Your task:
Restate the listing that follows word for word, without its pictures.

Data section:

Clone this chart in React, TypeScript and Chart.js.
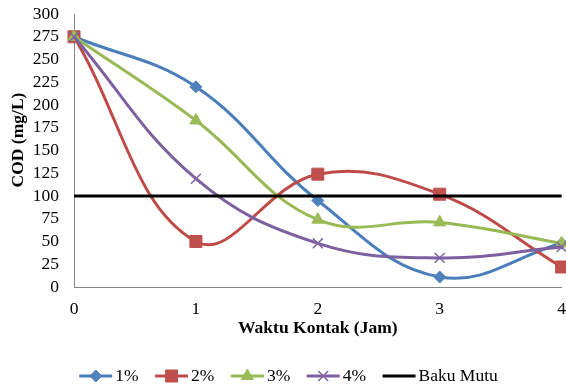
import React, { useEffect, useRef } from 'react';
import { Chart, registerables } from 'chart.js';
import * as helpers from 'chart.js/helpers';

Chart.register(...registerables);

const xLabels = ['0', '1', '2', '3', '4'];
const seriesNames = ['1%', '2%', '3%', '4%', 'Baku Mutu'];
const cod1 = [275, 220, 95, 11, 48];
const cod2 = [275, 50, 124, 102, 22];
const cod3 = [275, 183, 74, 71, 48];
const cod4 = [275, 119, 48, 32, 44];
const bakuMutu = [100, 100, 100, 100, 100];
const yMin = 0;
const yMax = 300;
const yStep = 25;
const xTitle = 'Waktu Kontak (Jam)';
const yTitle = 'COD (mg/L)';

const FONT = '"Liberation Serif", "Times New Roman", serif';
const FS = 17.5;

const yTitlePlugin = {
  id: 'yTitle',
  afterDraw(chart: any) {
    const ctx = chart.ctx as CanvasRenderingContext2D;
    ctx.save();
    ctx.translate(18, 140);
    ctx.rotate(-Math.PI / 2);
    ctx.font = `bold ${FS}px ${FONT}`;
    ctx.fillStyle = '#000';
    ctx.textAlign = 'center';
    ctx.textBaseline = 'middle';
    ctx.fillText(yTitle, 0, 0);
    ctx.restore();
  },
};

const legendPlugin = {
  id: 'excelLegend',
  afterDraw(chart: any) {
    const ctx = chart.ctx as CanvasRenderingContext2D;
    ctx.save();
    ctx.font = `${FS}px ${FONT}`;
    const lineLen = 33;
    const gapText = 3;
    const gapItem = 16.5;
    const items = chart.data.datasets.map((ds: any) => ({ ds, w: ctx.measureText(ds.label).width }));
    const total = items.reduce((a: number, it: any) => a + lineLen + gapText + it.w, 0) + gapItem * (items.length - 1);
    let x = 288.5 - total / 2;
    const y = 376;
    for (const it of items) {
      const ds = it.ds;
      ctx.strokeStyle = ds.borderColor;
      ctx.lineWidth = ds.borderWidth;
      ctx.beginPath();
      ctx.moveTo(x, y);
      ctx.lineTo(x + lineLen, y);
      ctx.stroke();
      if (ds.pointRadius > 0) {
        ctx.fillStyle = ds.pointBackgroundColor;
        ctx.strokeStyle = ds.pointBorderColor;
        ctx.lineWidth = ds.pointBorderWidth;
        helpers.drawPoint(ctx, { pointStyle: ds.pointStyle, rotation: 0, radius: ds.pointRadius, borderWidth: ds.pointBorderWidth }, x + lineLen / 2, y);
      }
      ctx.fillStyle = '#000';
      ctx.textBaseline = 'middle';
      ctx.textAlign = 'left';
      ctx.fillText(ds.label, x + lineLen + gapText, y);
      x += lineLen + gapText + it.w + gapItem;
    }
    ctx.restore();
  },
};

export default function App() {
  const ref = useRef<HTMLCanvasElement>(null);
  useEffect(() => {
    if (!ref.current) return;
    const mk = (i: number, data: number[], line: string, mark: string, style: string, r: number, bw: number) => ({
      label: seriesNames[i],
      data,
      borderColor: line,
      backgroundColor: mark,
      borderWidth: 3,
      pointStyle: style,
      pointRadius: r,
      pointBackgroundColor: mark,
      pointBorderColor: mark,
      pointBorderWidth: bw,
      tension: 0.4,
      order: -i,
    });
    const chart = new Chart(ref.current, {
      type: 'line',
      data: {
        labels: xLabels,
        datasets: [
          mk(0, cod1, '#4A7EBB', '#4F81BD', 'rectRot', 6, 1),
          mk(1, cod2, '#BE4B48', '#C0504D', 'rect', 8.5, 1),
          mk(2, cod3, '#98B954', '#9BBB59', 'triangle', 7, 1),
          mk(3, cod4, '#7D60A0', '#8064A2', 'crossRot', 7, 1.5),
          {
            label: seriesNames[4],
            data: bakuMutu,
            borderColor: '#000000',
            backgroundColor: '#000000',
            borderWidth: 3,
            pointRadius: 0,
            pointBorderWidth: 0,
            tension: 0,
            order: -4,
          } as any,
        ],
      },
      options: {
        responsive: false,
        animation: false,
        layout: { padding: { left: 4, top: 14, right: 0, bottom: 45 } },
        plugins: { legend: { display: false }, tooltip: { enabled: false } },
        scales: {
          x: {
            grid: { display: false, drawTicks: false },
            border: { display: true, color: '#868686', width: 1 },
            ticks: { color: '#000', font: { family: FONT, size: FS }, padding: 12, maxRotation: 0 },
            title: { display: true, text: xTitle, color: '#000', font: { family: FONT, size: FS, weight: 'bold' } },
            afterFit: (s: any) => { s.height = 56; },
          },
          y: {
            min: yMin,
            max: yMax,
            grid: { display: false, drawTicks: false },
            border: { display: true, color: '#868686', width: 1 },
            ticks: { stepSize: yStep, maxTicksLimit: 20, autoSkip: false, color: '#000', font: { family: FONT, size: FS }, padding: 15 },
            title: { display: false, text: yTitle },
            afterFit: (s: any) => { s.width = 70; s.paddingTop = 0; s.paddingBottom = 0; },
          },
        },
      } as any,
      plugins: [legendPlugin, yTitlePlugin],
    });
    return () => chart.destroy();
  }, []);
  return (
    <div style={{ position: 'absolute', left: 0, top: 0, width: 566, height: 388, overflow: 'hidden' }}>
      <canvas ref={ref} width={578} height={388} style={{ display: 'block' }} />
    </div>
  );
}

The output:
Clone this chart in React, TypeScript and Chart.js.
import React, { useEffect, useRef } from 'react';
import { Chart, registerables } from 'chart.js';
import * as helpers from 'chart.js/helpers';

Chart.register(...registerables);

const xLabels = ['0', '1', '2', '3', '4'];
const seriesNames = ['1%', '2%', '3%', '4%', 'Baku Mutu'];
const cod1 = [275, 220, 95, 11, 48];
const cod2 = [275, 50, 124, 102, 22];
const cod3 = [275, 183, 74, 71, 48];
const cod4 = [275, 119, 48, 32, 44];
const bakuMutu = [100, 100, 100, 100, 100];
const yMin = 0;
const yMax = 300;
const yStep = 25;
const xTitle = 'Waktu Kontak (Jam)';
const yTitle = 'COD (mg/L)';

const FONT = '"Liberation Serif", "Times New Roman", serif';
const FS = 17.5;

const yTitlePlugin = {
  id: 'yTitle',
  afterDraw(chart: any) {
    const ctx = chart.ctx as CanvasRenderingContext2D;
    ctx.save();
    ctx.translate(18, 140);
    ctx.rotate(-Math.PI / 2);
    ctx.font = `bold ${FS}px ${FONT}`;
    ctx.fillStyle = '#000';
    ctx.textAlign = 'center';
    ctx.textBaseline = 'middle';
    ctx.fillText(yTitle, 0, 0);
    ctx.restore();
  },
};

const legendPlugin = {
  id: 'excelLegend',
  afterDraw(chart: any) {
    const ctx = chart.ctx as CanvasRenderingContext2D;
    ctx.save();
    ctx.font = `${FS}px ${FONT}`;
    const lineLen = 33;
    const gapText = 3;
    const gapItem = 16.5;
    const items = chart.data.datasets.map((ds: any) => ({ ds, w: ctx.measureText(ds.label).width }));
    const total = items.reduce((a: number, it: any) => a + lineLen + gapText + it.w, 0) + gapItem * (items.length - 1);
    let x = 288.5 - total / 2;
    const y = 376;
    for (const it of items) {
      const ds = it.ds;
      ctx.strokeStyle = ds.borderColor;
      ctx.lineWidth = ds.borderWidth;
      ctx.beginPath();
      ctx.moveTo(x, y);
      ctx.lineTo(x + lineLen, y);
      ctx.stroke();
      if (ds.pointRadius > 0) {
        ctx.fillStyle = ds.pointBackgroundColor;
        ctx.strokeStyle = ds.pointBorderColor;
        ctx.lineWidth = ds.pointBorderWidth;
        helpers.drawPoint(ctx, { pointStyle: ds.pointStyle, rotation: 0, radius: ds.pointRadius, borderWidth: ds.pointBorderWidth }, x + lineLen / 2, y);
      }
      ctx.fillStyle = '#000';
      ctx.textBaseline = 'middle';
      ctx.textAlign = 'left';
      ctx.fillText(ds.label, x + lineLen + gapText, y);
      x += lineLen + gapText + it.w + gapItem;
    }
    ctx.restore();
  },
};

export default function App() {
  const ref = useRef<HTMLCanvasElement>(null);
  useEffect(() => {
    if (!ref.current) return;
    const mk = (i: number, data: number[], line: string, mark: string, style: string, r: number, bw: number) => ({
      label: seriesNames[i],
      data,
      borderColor: line,
      backgroundColor: mark,
      borderWidth: 3,
      pointStyle: style,
      pointRadius: r,
      pointBackgroundColor: mark,
      pointBorderColor: mark,
      pointBorderWidth: bw,
      tension: 0.4,
      order: -i,
    });
    const chart = new Chart(ref.current, {
      type: 'line',
      data: {
        labels: xLabels,
        datasets: [
          mk(0, cod1, '#4A7EBB', '#4F81BD', 'rectRot', 6, 1),
          mk(1, cod2, '#BE4B48', '#C0504D', 'rect', 8.5, 1),
          mk(2, cod3, '#98B954', '#9BBB59', 'triangle', 7, 1),
          mk(3, cod4, '#7D60A0', '#8064A2', 'crossRot', 7, 1.5),
          {
            label: seriesNames[4],
            data: bakuMutu,
            borderColor: '#000000',
            backgroundColor: '#000000',
            borderWidth: 3,
            pointRadius: 0,
            pointBorderWidth: 0,
            tension: 0,
            order: -4,
          } as any,
        ],
      },
      options: {
        responsive: false,
        animation: false,
        layout: { padding: { left: 4, top: 14, right: 0, bottom: 45 } },
        plugins: { legend: { display: false }, tooltip: { enabled: false } },
        scales: {
          x: {
            grid: { display: false, drawTicks: false },
            border: { display: true, color: '#868686', width: 1 },
            ticks: { color: '#000', font: { family: FONT, size: FS }, padding: 12, maxRotation: 0 },
            title: { display: true, text: xTitle, color: '#000', font: { family: FONT, size: FS, weight: 'bold' } },
            afterFit: (s: any) => { s.height = 56; },
          },
          y: {
            min: yMin,
            max: yMax,
            grid: { display: false, drawTicks: false },
            border: { display: true, color: '#868686', width: 1 },
            ticks: { stepSize: yStep, maxTicksLimit: 20, autoSkip: false, color: '#000', font: { family: FONT, size: FS }, padding: 15 },
            title: { display: false, text: yTitle },
            afterFit: (s: any) => { s.width = 70; s.paddingTop = 0; s.paddingBottom = 0; },
          },
        },
      } as any,
      plugins: [legendPlugin, yTitlePlugin],
    });
    return () => chart.destroy();
  }, []);
  return (
    <div style={{ position: 'absolute', left: 0, top: 0, width: 566, height: 388, overflow: 'hidden' }}>
      <canvas ref={ref} width={578} height={388} style={{ display: 'block' }} />
    </div>
  );
}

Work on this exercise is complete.